Her eyes widened, with a calm concern.
"What kind of information?"
."I'm not sure." He winced, with remembered pain. “They were careful not to give me hints, and they punished me for guessing.
"They questioned me about a list of words," he said. "They strapped me down, with electrodes clamped all over me, recording every reaction. They repeated the words a million times. Spaceling. Reefs of space. Fusorian, Pyropod. Jetless drive. And two names—Ron Donderevo and Daniel Horrock.
"Putting all those words and names and other clues together, I guessed that the therapists thought that Horrock had brought me a message from Donderevo. A message from space, about things called reefs and spacelings and fusorians. Particularly, about something called a jetless drive. That was what they were trying to dig out of me—how to build a jetless drive."
She frowned.
"What is a jetless drive?"
"There isn't any," he said. "Because a jetless drive would be a system of reactionless propulsion. Crackpots for three hundred years have been trying to invent such a system, but everybody knows it would be a violation of the Third Law of Motion. It's as impossible as pushing a rowboat forward without pushing the water back."

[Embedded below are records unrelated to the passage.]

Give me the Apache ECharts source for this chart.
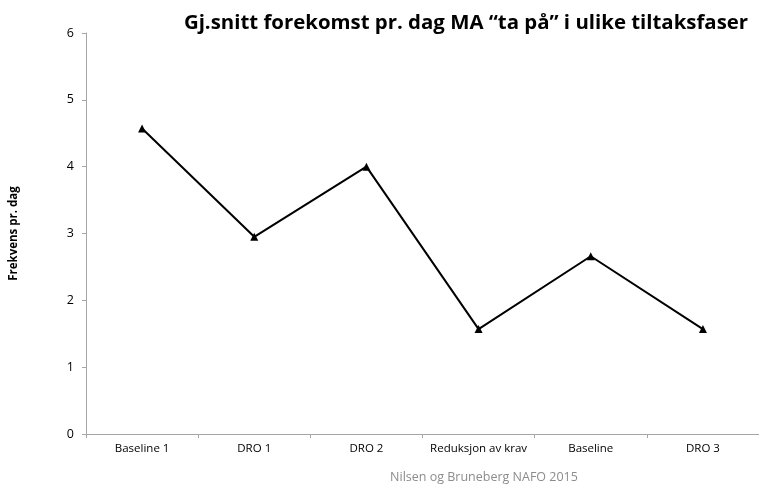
<!DOCTYPE html>
<html><head><meta charset="utf-8">
<script src="https://cdn.jsdelivr.net/npm/echarts@6/dist/echarts.min.js"></script>
<style>html,body{margin:0;padding:0;background:#fff}#c{width:759px;height:484px}</style>
</head><body><div id="c"></div>
<script>
const categories = ["Baseline 1", "DRO 1", "DRO 2", "Reduksjon av krav", "Baseline", "DRO 3"];
const values = [4.57, 2.95, 4.0, 1.57, 2.66, 1.57];
const yTicks = [0, 1, 2, 3, 4, 5, 6];
const titleText = "Gj.snitt forekomst pr. dag MA \u201cta på\u201d i ulike tiltaksfaser";
const yAxisName = "Frekvens pr. dag";
const footer = "Nilsen og Bruneberg NAFO 2015";

const chart = echarts.init(document.getElementById('c'));
chart.setOption({
  animation: false,
  textStyle: {fontFamily: "Open Sans"},
  title: [{
    text: titleText, left: 465, top: 8, textAlign: 'center',
    textStyle: {fontFamily: "Open Sans", fontWeight: 'bold', fontSize: 20.4, color: '#000'}
  }, {
    text: footer, left: 479, top: 466, textAlign: 'center',
    textStyle: {fontFamily: "Open Sans", fontWeight: 'normal', fontSize: 12.5, color: '#8c8c8c'}
  }],
  grid: {left: 86, right: 0, top: 33, bottom: 50, containLabel: false},
  xAxis: {
    type: 'category', data: categories, boundaryGap: true,
    axisLine: {lineStyle: {color: '#a6a6a6', width: 1}},
    axisTick: {show: true, length: 4, lineStyle: {color: '#a6a6a6'}},
    axisLabel: {color: '#000', fontSize: 11.5, margin: 9, interval: 0}
  },
  yAxis: {
    type: 'value', min: yTicks[0], max: yTicks[yTicks.length - 1], interval: 1,
    name: yAxisName, nameLocation: 'middle', nameGap: 66, nameRotate: 90,
    nameTextStyle: {fontWeight: 'bold', fontSize: 11.5, color: '#000'},
    axisLine: {show: true, lineStyle: {color: '#a6a6a6', width: 1}},
    axisTick: {show: true, length: 4, lineStyle: {color: '#a6a6a6'}},
    splitLine: {show: false},
    axisLabel: {color: '#000', fontSize: 12.5, margin: 12}
  },
  series: [{
    type: 'line', data: values,
    symbol: 'triangle', symbolSize: 8,
    lineStyle: {color: '#000', width: 2},
    itemStyle: {color: '#000'}
  }]
});
chart.setOption({title: [{left: 461}]});
</script></body></html>
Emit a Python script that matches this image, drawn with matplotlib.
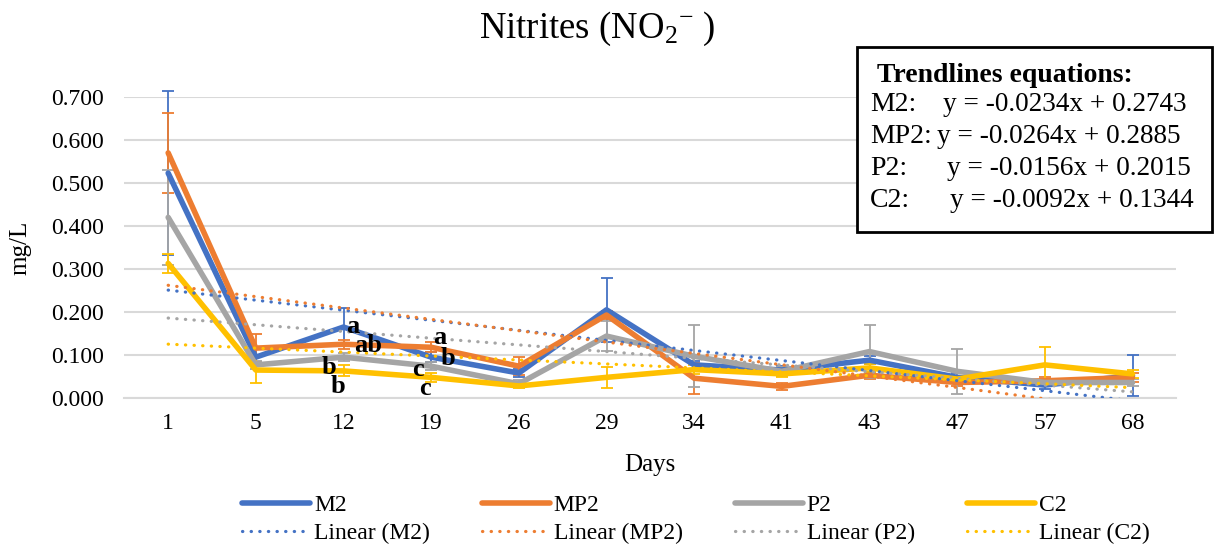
import matplotlib
matplotlib.use('Agg')
import matplotlib.pyplot as plt
import numpy as np

plt.rcParams['font.family'] = ['Liberation Serif', 'DejaVu Serif']
plt.rcParams['mathtext.fontset'] = 'custom'
plt.rcParams['mathtext.rm'] = 'Liberation Serif'
plt.rcParams['mathtext.it'] = 'Liberation Serif:italic'

days = ['1', '5', '12', '19', '26', '29', '34', '41', '43', '47', '57', '68']
series = ['M2', 'MP2', 'P2', 'C2']
colors = ['#4472C4', '#ED7D31', '#A5A5A5', '#FFC000']

m2 = [0.523, 0.095, 0.165, 0.095, 0.058, 0.205, 0.077, 0.065, 0.088, 0.048, 0.030, 0.052]
mp2 = [0.570, 0.116, 0.125, 0.118, 0.074, 0.193, 0.046, 0.027, 0.053, 0.036, 0.040, 0.048]
p2 = [0.420, 0.077, 0.095, 0.074, 0.033, 0.144, 0.097, 0.062, 0.108, 0.062, 0.036, 0.036]
c2 = [0.313, 0.065, 0.063, 0.048, 0.028, 0.048, 0.066, 0.056, 0.070, 0.044, 0.077, 0.056]

m2_err = [0.19, 0.02, 0.045, 0.012, 0.010, 0.075, 0.010, 0.010, 0.010, 0.010, 0.010, 0.047]
mp2_err = [0.093, 0.033, 0.010, 0.012, 0.021, 0.010, 0.036, 0.008, 0.008, 0.008, 0.008, 0.010]
p2_err = [0.110, 0.010, 0.010, 0.010, 0.008, 0.035, 0.072, 0.010, 0.062, 0.052, 0.008, 0.008]
c2_err = [0.023, 0.030, 0.013, 0.010, 0.005, 0.025, 0.010, 0.008, 0.010, 0.008, 0.041, 0.010]

# linear trendlines (x = position index 1..12)
slopes = [-0.0234, -0.0264, -0.0156, -0.0092]
intercepts = [0.2743, 0.2885, 0.2015, 0.1344]

# significance letters: (x position, y, text)
letters_x = [3.11, 3.28, 2.83, 2.94, 4.10, 4.19, 3.85, 3.93]
letters_y = [0.167, 0.121, 0.070, 0.026, 0.140, 0.092, 0.066, 0.021]
letters_txt = ['a', 'ab', 'b', 'b', 'a', 'b', 'c', 'c']

values = [m2, mp2, p2, c2]
errors = [m2_err, mp2_err, p2_err, c2_err]

fig = plt.figure(figsize=(12.19, 5.47), dpi=100)
ax = fig.add_axes([0.102, 0.2724, 0.863, 0.5503])

x = np.arange(1, len(days) + 1)
main_lines, trend_lines = [], []
for i, (name, vals, err, col) in enumerate(zip(series, values, errors, colors)):
    ax.errorbar(x, vals, yerr=err, fmt='none', ecolor=col, elinewidth=1.3,
                capsize=4, capthick=1.3, zorder=2 + i * 0.1, clip_on=False)
    ln, = ax.plot(x, vals, color=col, lw=4, solid_joinstyle='round',
                  solid_capstyle='round', zorder=3 + i * 0.1, label=name)
    main_lines.append(ln)

for i, (name, s, b, col) in enumerate(zip(series, slopes, intercepts, colors)):
    ln, = ax.plot(x, s * x + b, color=col, lw=2.3, linestyle=(0, (0.1, 2.6)),
                  dash_capstyle='round', zorder=4 + i * 0.1, label=f'Linear ({name})')
    trend_lines.append(ln)

for lx, ly, t in zip(letters_x, letters_y, letters_txt):
    ax.text(lx, ly, t, fontsize=19, fontweight='bold', ha='center', va='center', zorder=6)

ax.set_xlim(0.5, len(days) + 0.5)
ax.set_ylim(0, 0.7)
ax.set_yticks(np.arange(0, 0.71, 0.1))
ax.set_yticklabels([f'{v:.3f}' for v in np.arange(0, 0.71, 0.1)])
ax.set_xticks(x)
ax.set_xticklabels(days)
ax.tick_params(axis='both', length=0, labelsize=17)
ax.tick_params(axis='y', pad=15)
ax.tick_params(axis='x', pad=11)
ax.grid(axis='y', color='#D9D9D9', lw=1.5)
ax.set_axisbelow(True)
for sp in ['top', 'right', 'left']:
    ax.spines[sp].set_visible(False)
ax.spines['bottom'].set_color('#D9D9D9')
ax.spines['bottom'].set_linewidth(1.5)

ax.set_xlabel('Days', fontsize=18, labelpad=14)
ax.set_ylabel('mg/L', fontsize=18, labelpad=14)

fig.text(0.49, 0.93, r'Nitrites (NO$_2$$^{-}$ )', fontsize=26.5, ha='center', va='baseline')

# legend: series on the first row, trendlines on the second (column-major fill)
handles, labels = [], []
for ml, tl in zip(main_lines, trend_lines):
    handles += [ml, tl]
    labels += [ml.get_label(), tl.get_label()]
fig.legend(handles, labels, loc='upper left', bbox_to_anchor=(242 / 1219, 0.096), ncol=4,
           frameon=False, fontsize=17, handlelength=2.9, columnspacing=2.2,
           handletextpad=0.15, labelspacing=0.29, borderpad=0, borderaxespad=0)

# box with trendline equations
box = plt.Rectangle((0.703, 0.576), 0.291, 0.338, transform=fig.transFigure,
                    fill=True, facecolor='white', edgecolor='black', lw=2, zorder=10)
fig.add_artist(box)
fig.text(0.7195, 0.850, 'Trendlines equations:', fontsize=20, fontweight='bold',
         va='baseline', zorder=11)
eq_names = ['M2:', 'MP2:', 'P2:', 'C2:']
eq_x = [943, 937, 947, 950]
for k, (nm, s, b) in enumerate(zip(eq_names, slopes, intercepts)):
    yb = 0.797 - k * 0.0585
    fig.text(0.7137, yb, nm, fontsize=20, va='baseline', zorder=11)
    fig.text(eq_x[k] / 1219, yb, f'y = {s:.4f}x + {b:.4f}', fontsize=19.6,
             va='baseline', zorder=11)

fig.savefig('out.png', dpi=100)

"I see." She was nodding gravely. "Impossible as creating new atoms and new space between the galaxies."
He looked at her sharply. "But I couldn't have bad a message from Horrock—or anybody else," he insisted desperately. "Not when they seem to think I did. On the Friday it happened, Oddball Oporto and the teletype girl had been with me all day. We were working late, finishing the specifications for the new helical unit. I let Oddball go about eighteen hundred hours, because he was getting a headache. The teletype girl went out with him, to bring coffee and sandwiches for us. They hadn't been gone half an hour, when somebody knocked on the door. I thought it was the girl—but it was the Plan Police."